* Begin *

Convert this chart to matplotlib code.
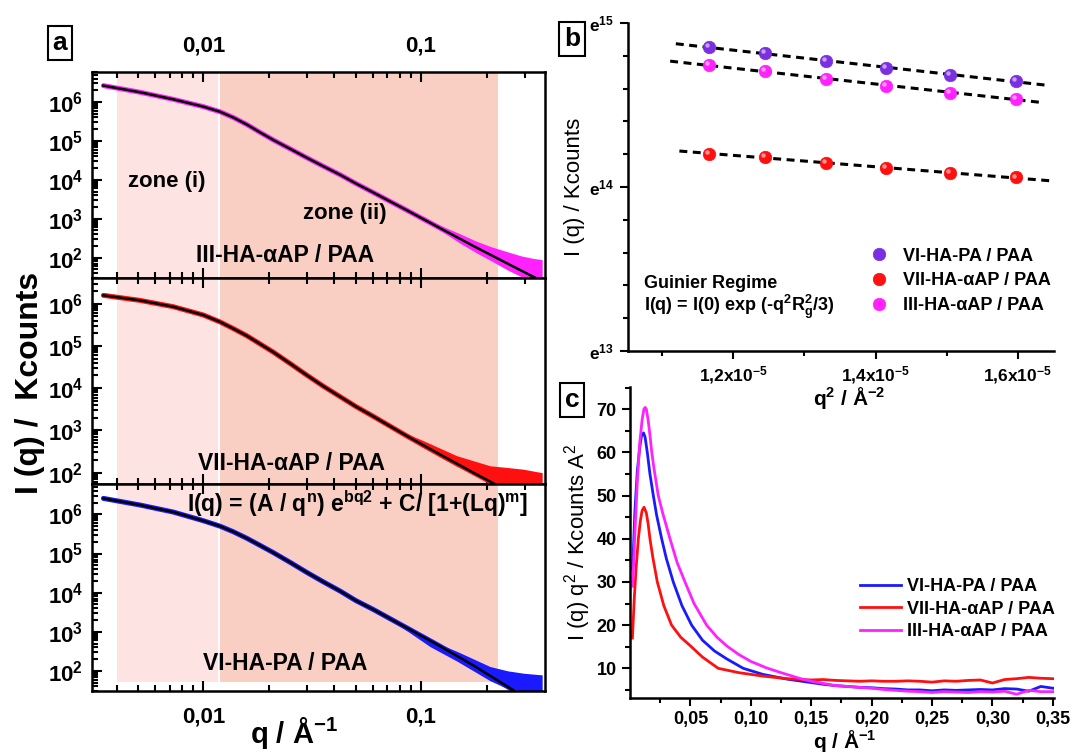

* End *
* Begin *

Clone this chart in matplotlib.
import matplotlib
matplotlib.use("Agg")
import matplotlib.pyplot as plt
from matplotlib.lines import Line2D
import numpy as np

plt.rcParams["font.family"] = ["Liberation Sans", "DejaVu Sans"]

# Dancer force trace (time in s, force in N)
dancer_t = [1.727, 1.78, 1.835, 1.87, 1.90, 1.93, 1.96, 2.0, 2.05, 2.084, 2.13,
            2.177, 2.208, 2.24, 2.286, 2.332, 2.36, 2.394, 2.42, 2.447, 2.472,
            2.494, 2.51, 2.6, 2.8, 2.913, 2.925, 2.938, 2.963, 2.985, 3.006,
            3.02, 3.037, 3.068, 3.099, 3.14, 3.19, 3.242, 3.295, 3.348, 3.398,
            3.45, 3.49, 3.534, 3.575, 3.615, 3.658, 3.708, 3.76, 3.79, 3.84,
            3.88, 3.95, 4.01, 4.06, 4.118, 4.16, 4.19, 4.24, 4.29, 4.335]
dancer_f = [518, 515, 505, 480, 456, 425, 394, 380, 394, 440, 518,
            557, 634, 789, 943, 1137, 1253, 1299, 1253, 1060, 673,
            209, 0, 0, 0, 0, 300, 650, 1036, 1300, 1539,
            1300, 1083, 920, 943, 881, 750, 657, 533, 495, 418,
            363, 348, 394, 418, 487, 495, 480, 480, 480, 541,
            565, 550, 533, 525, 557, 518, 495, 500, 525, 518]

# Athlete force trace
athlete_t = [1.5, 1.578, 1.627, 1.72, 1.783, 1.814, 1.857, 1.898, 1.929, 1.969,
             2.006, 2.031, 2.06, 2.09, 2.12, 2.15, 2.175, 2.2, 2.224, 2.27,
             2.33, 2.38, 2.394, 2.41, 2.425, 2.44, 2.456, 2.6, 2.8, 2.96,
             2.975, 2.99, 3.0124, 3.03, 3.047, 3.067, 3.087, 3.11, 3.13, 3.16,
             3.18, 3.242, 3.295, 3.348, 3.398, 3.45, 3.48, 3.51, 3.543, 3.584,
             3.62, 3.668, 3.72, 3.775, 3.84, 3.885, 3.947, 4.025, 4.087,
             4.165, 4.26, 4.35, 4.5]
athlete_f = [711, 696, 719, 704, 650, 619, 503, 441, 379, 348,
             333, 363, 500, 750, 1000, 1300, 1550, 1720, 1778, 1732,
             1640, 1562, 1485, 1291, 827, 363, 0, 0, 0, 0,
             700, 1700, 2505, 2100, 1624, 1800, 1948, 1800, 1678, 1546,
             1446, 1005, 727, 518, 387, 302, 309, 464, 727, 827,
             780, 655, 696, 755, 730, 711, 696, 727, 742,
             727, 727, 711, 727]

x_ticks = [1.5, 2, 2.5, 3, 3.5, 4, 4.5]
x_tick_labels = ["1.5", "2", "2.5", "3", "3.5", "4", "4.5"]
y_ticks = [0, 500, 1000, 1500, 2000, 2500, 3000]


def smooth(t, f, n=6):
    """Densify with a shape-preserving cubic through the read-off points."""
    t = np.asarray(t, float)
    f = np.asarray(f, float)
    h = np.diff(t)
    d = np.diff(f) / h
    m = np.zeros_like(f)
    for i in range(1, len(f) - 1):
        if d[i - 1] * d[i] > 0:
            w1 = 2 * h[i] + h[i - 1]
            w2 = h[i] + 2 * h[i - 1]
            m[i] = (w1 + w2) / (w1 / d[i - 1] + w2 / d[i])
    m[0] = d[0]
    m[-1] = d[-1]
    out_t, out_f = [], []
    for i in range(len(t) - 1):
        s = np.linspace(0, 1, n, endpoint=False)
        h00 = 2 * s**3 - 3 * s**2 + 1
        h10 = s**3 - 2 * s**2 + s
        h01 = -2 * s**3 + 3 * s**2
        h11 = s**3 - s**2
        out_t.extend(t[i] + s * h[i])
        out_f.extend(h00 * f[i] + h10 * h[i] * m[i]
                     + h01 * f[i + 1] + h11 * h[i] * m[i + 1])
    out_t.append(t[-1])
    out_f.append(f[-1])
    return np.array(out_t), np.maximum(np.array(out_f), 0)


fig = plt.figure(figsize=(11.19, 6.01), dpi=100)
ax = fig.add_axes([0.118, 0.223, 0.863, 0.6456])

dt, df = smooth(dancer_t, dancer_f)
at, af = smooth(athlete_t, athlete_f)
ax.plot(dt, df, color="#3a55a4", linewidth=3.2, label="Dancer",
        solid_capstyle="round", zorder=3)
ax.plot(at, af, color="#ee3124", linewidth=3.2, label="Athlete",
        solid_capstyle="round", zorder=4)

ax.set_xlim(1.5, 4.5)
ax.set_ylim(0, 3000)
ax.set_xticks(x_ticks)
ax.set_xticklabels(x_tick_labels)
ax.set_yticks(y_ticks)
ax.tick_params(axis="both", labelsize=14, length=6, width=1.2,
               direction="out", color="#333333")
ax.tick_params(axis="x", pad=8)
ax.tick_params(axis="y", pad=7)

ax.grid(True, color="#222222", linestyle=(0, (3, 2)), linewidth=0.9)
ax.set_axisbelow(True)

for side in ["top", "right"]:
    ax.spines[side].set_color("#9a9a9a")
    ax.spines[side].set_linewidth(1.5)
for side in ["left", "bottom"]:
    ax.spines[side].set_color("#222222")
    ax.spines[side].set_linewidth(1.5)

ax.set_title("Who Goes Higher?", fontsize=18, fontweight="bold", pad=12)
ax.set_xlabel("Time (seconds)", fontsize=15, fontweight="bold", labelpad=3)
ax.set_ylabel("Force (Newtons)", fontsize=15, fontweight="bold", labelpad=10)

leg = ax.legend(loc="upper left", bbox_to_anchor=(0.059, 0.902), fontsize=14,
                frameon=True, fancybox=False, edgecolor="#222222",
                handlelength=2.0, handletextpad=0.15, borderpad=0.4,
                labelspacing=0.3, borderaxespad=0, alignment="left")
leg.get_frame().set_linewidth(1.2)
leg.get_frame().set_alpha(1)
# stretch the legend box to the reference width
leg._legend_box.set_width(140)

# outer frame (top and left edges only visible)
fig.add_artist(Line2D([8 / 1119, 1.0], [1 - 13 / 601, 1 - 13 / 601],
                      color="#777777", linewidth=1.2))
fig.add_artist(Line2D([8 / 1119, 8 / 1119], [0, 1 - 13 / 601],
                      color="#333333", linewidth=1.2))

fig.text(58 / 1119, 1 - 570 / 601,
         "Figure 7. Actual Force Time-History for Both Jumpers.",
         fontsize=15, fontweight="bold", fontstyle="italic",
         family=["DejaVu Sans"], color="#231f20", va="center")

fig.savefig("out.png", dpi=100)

* End *
* Begin *

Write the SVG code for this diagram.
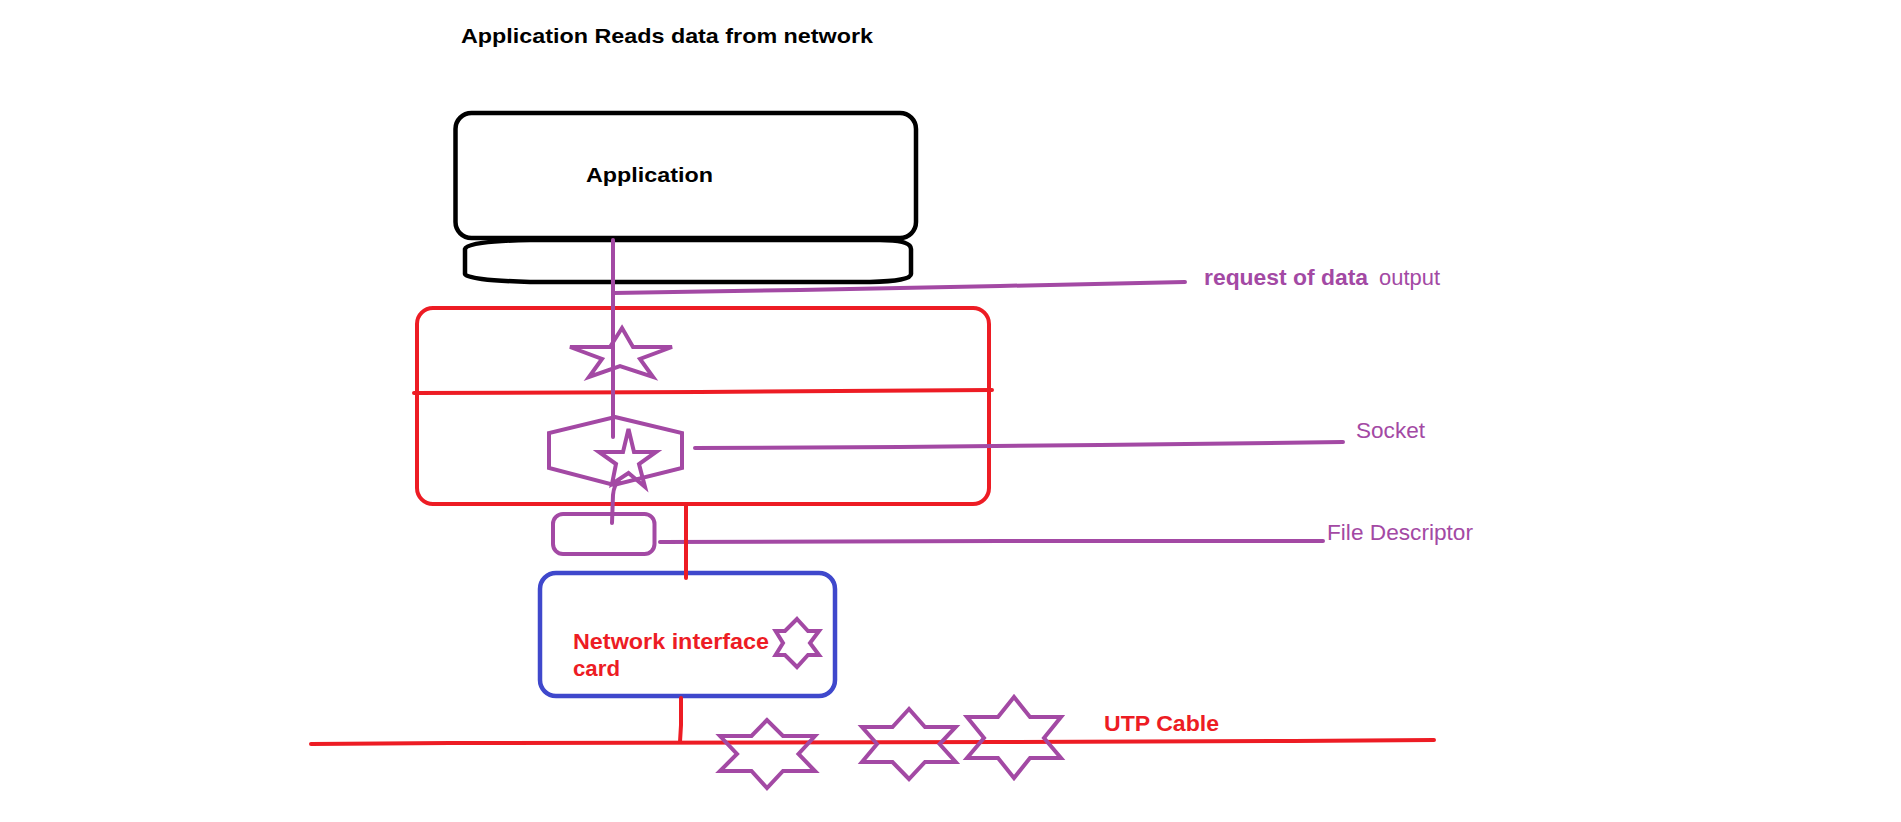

* End *

▶ _Task to carry out_
Start with the line that contains "Clone this chart in matplotlib." and end with the line that contains "565, 550, 533, 525, 557, 518, 495, 500, 525, 518]"; give those lines again exactly, and no others.

▶ _Response to the exercise_
Clone this chart in matplotlib.
import matplotlib
matplotlib.use("Agg")
import matplotlib.pyplot as plt
from matplotlib.lines import Line2D
import numpy as np

plt.rcParams["font.family"] = ["Liberation Sans", "DejaVu Sans"]

# Dancer force trace (time in s, force in N)
dancer_t = [1.727, 1.78, 1.835, 1.87, 1.90, 1.93, 1.96, 2.0, 2.05, 2.084, 2.13,
            2.177, 2.208, 2.24, 2.286, 2.332, 2.36, 2.394, 2.42, 2.447, 2.472,
            2.494, 2.51, 2.6, 2.8, 2.913, 2.925, 2.938, 2.963, 2.985, 3.006,
            3.02, 3.037, 3.068, 3.099, 3.14, 3.19, 3.242, 3.295, 3.348, 3.398,
            3.45, 3.49, 3.534, 3.575, 3.615, 3.658, 3.708, 3.76, 3.79, 3.84,
            3.88, 3.95, 4.01, 4.06, 4.118, 4.16, 4.19, 4.24, 4.29, 4.335]
dancer_f = [518, 515, 505, 480, 456, 425, 394, 380, 394, 440, 518,
            557, 634, 789, 943, 1137, 1253, 1299, 1253, 1060, 673,
            209, 0, 0, 0, 0, 300, 650, 1036, 1300, 1539,
            1300, 1083, 920, 943, 881, 750, 657, 533, 495, 418,
            363, 348, 394, 418, 487, 495, 480, 480, 480, 541,
            565, 550, 533, 525, 557, 518, 495, 500, 525, 518]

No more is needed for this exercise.